Strict loop compactness is a relic from the earlier implementation that recursed on the loop tree during propagation.

It may help with efficiency though.

All good points. PDT and the comment on strict loop compactness are leftovers. I will remove PDT in a followup patch.

So will you be rephrasing the compactness in this patch? While I am convinced that it does not affect correctness, I have not thought about whether it affects accuracy, i.e., whether the lack of compactness may result in some places being marked divergent when they aren't.

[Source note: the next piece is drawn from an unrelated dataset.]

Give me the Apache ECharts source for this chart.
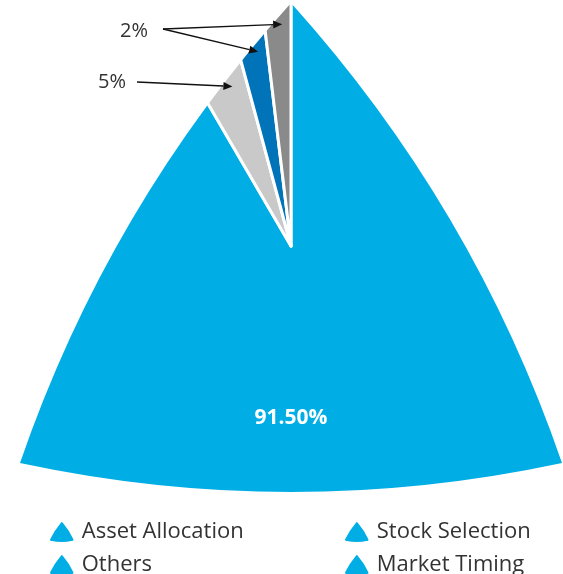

llvm/lib/Analysis/SyncDependenceAnalysis.cpp
103

Indeed, D85603 is a big part of the work being done for the AMDGPU backend. As part of its cleanup, I am hoping to make some conservative statements about the default behaviour when the intrinsics are not being used. The minimal goal is to gracefully handle irreducible control flow, unlike the current DA implementation where we just give up and assume everything is divergent. More as soon as I am in a confident place to make specific statements.

All good points. PDT and the comment on strict loop compactness are leftovers. I will remove PDT in a followup patch.

So will you be rephrasing the compactness in this patch? While I am convinced that it does not affect correctness, I have not thought about whether it affects accuracy, i.e., whether the lack of compactness may result in some places being marked divergent when they aren't.

I won't touch the comment on loop compactness in this patch. The change does modify how we think about this, which shouldn't happen in the same commit as an updated reference.
Giving up loop compactness (not the order constraints on the loop header/exits though!) shouldn't even change the result of the analysis tbh.

sameerds accepted this revision.Nov 22 2021, 2:17 AM
This revision is now accepted and ready to land.Nov 22 2021, 2:17 AM
This revision was landed with ongoing or failed builds.Nov 22 2021, 3:59 AM
This revision was automatically updated to reflect the committed changes.